Performance Guide

Do not start with this guide. * First, please get Caiman working with your data, using the minimal set of changes to defaults needed to verify that it is working * Second, become familiar with the Caiman software; without that it will be hard for you to know what to change and why

This guide will change according to feedback and common questions, and is designed to address both CPU optimisation and memory optimisation. As of this writing, the guide is minimal; more substantial advice will be filled in over time.

Online versus offline

The first choice with Caiman is whether to use it in online or offline mode. This is not purely a performance concern - the features available between the two modes are not identical, with the online mode having some newer features and having generally better performance. The difference is covered better elsewhere (including the Caiman paper), but in brief: * data passes through the offline mode in a series of steps that run to completion before the next * data passes through the online mode streaming through those steps, where a chunk of data may be entering an early stage (like motion correction) while other chunks may already be in a later stage (like signal extraction)

Clustering options

Caiman supports running in linear mode (which is very slow and useful mainly for debugging), ipyparallel, and multiprocessing. You can also set the number of processes Caiman will use (when not in linear mode). Clustering options are set in the call to cm.cluster.setup_cluster() and are one knob you will want to look at (although note that you may find bugs with unusual settings, or find that some settings require an unreasonable amount of RAM with your data).

Patch size

Patch size is the other side of clustering options, and specify the granularity of breaking down the data for processing. This setting must be set in ways that fit your clustering options; spinning up a number of worker processes will not be helpful if there are not sufficient patches to hand out to them for work. Patches are the unit of potential work in most stages in the Caiman pipeline (online or offline).

Alternate builds of dependencies and unsupported environment variables

If you cannot get the performance (or memory usage) you need with Caiman, you may be able to explore alternate versions of Caiman dependencies in the conda environment, as well as some of the undocumented (such as GPU-based function) features in the Caiman codebase.
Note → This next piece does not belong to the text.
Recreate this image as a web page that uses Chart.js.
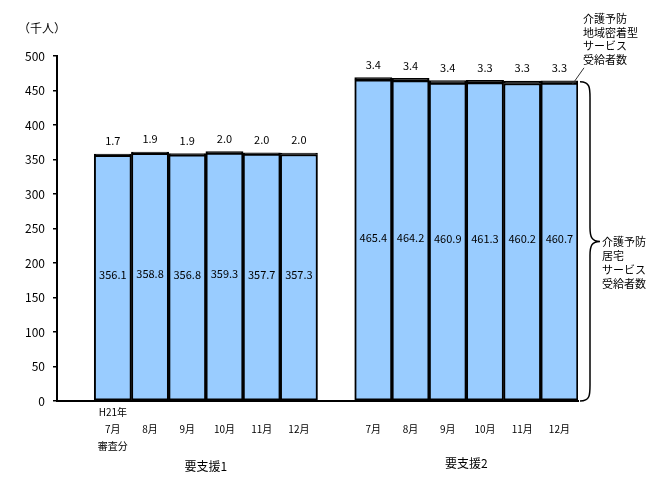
<!DOCTYPE html>
<html><head><meta charset="utf-8">
<script src="https://cdn.jsdelivr.net/npm/chart.js@4"></script>
<style>html,body{margin:0;padding:0;background:#fff;}canvas{display:block;}</style>
</head><body>
<canvas id="c" width="659" height="486"></canvas>
<script>
const slotLabels = [
  [''],
  ['H21年','7月','審査分'],
  ['','8月'],['','9月'],['','10月'],['','11月'],['','12月'],
  [''],
  ['','7月'],['','8月'],['','9月'],['','10月'],['','11月'],['','12月']
];
const kyotaku = [null,356.1,358.8,356.8,359.3,357.7,357.3,null,465.4,464.2,460.9,461.3,460.2,460.7];
const chiiki  = [null,1.7,1.9,1.9,2.0,2.0,2.0,null,3.4,3.4,3.4,3.3,3.3,3.3];
const groupNames = ['要支援1','要支援2'];
const groupSlots = [[1,6],[8,13]];
const unitLabel = '（千人）';
const noteTop = ['介護予防','地域密着型','サービス','受給者数'];
const noteMain = ['介護予防','居宅','サービス','受給者数'];
const yTicks = [0,50,100,150,200,250,300,350,400,450,500];

const FONT = '"Noto Sans CJK JP", "DejaVu Sans", sans-serif';

const overlay = {
  id: 'overlay',
  afterDatasetsDraw(chart) {
    const ctx = chart.ctx;
    const x = chart.scales.x, y = chart.scales.y;
    ctx.save();
    ctx.fillStyle = '#000';
    ctx.textAlign = 'center';
    ctx.textBaseline = 'middle';
    ctx.font = '11px ' + FONT;
    kyotaku.forEach((v, i) => {
      if (v == null) return;
      const cx = x.getPixelForValue(i);
      ctx.fillText(v.toFixed(1), cx, (y.getPixelForValue(0) + y.getPixelForValue(v)) / 2 - 3);
      const top = y.getPixelForValue(v + chiiki[i]);
      ctx.fillText(chiiki[i].toFixed(1), cx, top - 13);
    });
    // unit label
    ctx.font = '12px ' + FONT;
    ctx.fillText(unitLabel, 42, 28);
    // group labels
    ctx.font = '12px ' + FONT;
    groupSlots.forEach((g, k) => {
      const cx = (x.getPixelForValue(g[0]) + x.getPixelForValue(g[1])) / 2;
      ctx.fillText(groupNames[k], cx, k === 0 ? 466 : 463);
    });
    // brace for last bar
    const last = kyotaku.length - 1;
    const step = x.getPixelForValue(1) - x.getPixelForValue(0);
    const bx = x.getPixelForValue(last) + step / 2 + 2;
    const yt = y.getPixelForValue(kyotaku[last] + chiiki[last]) + 1;
    const yb = y.getPixelForValue(0);
    const ym = (yt + yb) / 2;
    const w = 10;
    ctx.strokeStyle = '#000';
    ctx.lineWidth = 1.5;
    ctx.beginPath();
    ctx.moveTo(bx, yt);
    ctx.bezierCurveTo(bx + w, yt, bx + w, yt + 6, bx + w, yt + 16);
    ctx.lineTo(bx + w, ym - 14);
    ctx.bezierCurveTo(bx + w, ym - 4, bx + w + 2, ym, bx + w + 10, ym);
    ctx.bezierCurveTo(bx + w + 2, ym, bx + w, ym + 4, bx + w, ym + 14);
    ctx.lineTo(bx + w, yb - 16);
    ctx.bezierCurveTo(bx + w, yb - 6, bx + w, yb, bx, yb);
    ctx.stroke();
    // main note
    ctx.textAlign = 'left';
    ctx.font = '11px ' + FONT;
    noteMain.forEach((t, i) => ctx.fillText(t, bx + w + 12, ym + i * 14));
    // top note with leader line
    const lx = x.getPixelForValue(last) + step / 2 - 6;
    ctx.lineWidth = 1;
    ctx.strokeStyle = '#333';
    ctx.beginPath();
    ctx.moveTo(lx, yt + 3);
    ctx.lineTo(lx + 12, yt - 14);
    ctx.stroke();
    noteTop.forEach((t, i) => ctx.fillText(t, 583, 19 + i * 13.5));
    ctx.restore();
  }
};

new Chart(document.getElementById('c'), {
  type: 'bar',
  data: {
    labels: slotLabels,
    datasets: [
      { label: '居宅', data: kyotaku, backgroundColor: '#99CCFF', borderColor: '#000', borderWidth: 2, borderSkipped: false, categoryPercentage: 1, barPercentage: 1 },
      { label: '地域密着型', data: chiiki, backgroundColor: '#000', borderColor: '#000', borderWidth: 1.5, borderSkipped: false, categoryPercentage: 1, barPercentage: 1 }
    ]
  },
  options: {
    responsive: false,
    animation: false,
    layout: { padding: { left: 0, right: 81, top: 56, bottom: 0 } },
    plugins: { legend: { display: false }, tooltip: { enabled: false } },
    scales: {
      x: {
        stacked: true,
        grid: { display: false },
        border: { display: true, color: '#000', width: 2 },
        ticks: { color: '#000', font: { size: 10, family: FONT, lineHeight: 1.7 }, maxRotation: 0, autoSkip: false, padding: -5 },
        afterFit(s) { s.height = 85; }
      },
      y: {
        stacked: true,
        min: 0, max: 500,
        afterBuildTicks(s) { s.ticks = yTicks.map(v => ({ value: v })); },
        grid: { display: true, drawOnChartArea: false, drawTicks: true, tickLength: 4, color: '#000', lineWidth: 1.5 },
        border: { display: true, color: '#000', width: 2 },
        ticks: { color: '#000', font: { size: 12, family: FONT }, padding: 8 },
        afterFit(s) { s.width = 57; }
      }
    }
  },
  plugins: [overlay]
});
</script>
</body></html>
This is only for the adventurous, as we will not be able to support such features very readily, and our environment might not match yours. If you do this, please familiarise yourself with the codebase first.

If you have suitable GPU hardware, look into enabling GPU support in tensorflow, by reading the README-GPU.md doc.

For some of these alternative dependencies, they may be installable through conda. Some platforms, for example, have alternate builds of math libraries that either will use CPU instructions specific to certain CPUs, or some OS parallelisation settings. Look in particular at OMP_NUM_THREADS, OPENBLAS_NUM_THREADS, and VECLIB_MAXIMUM_THREADS, but know that adjustments to these can cause the code to hang during processing.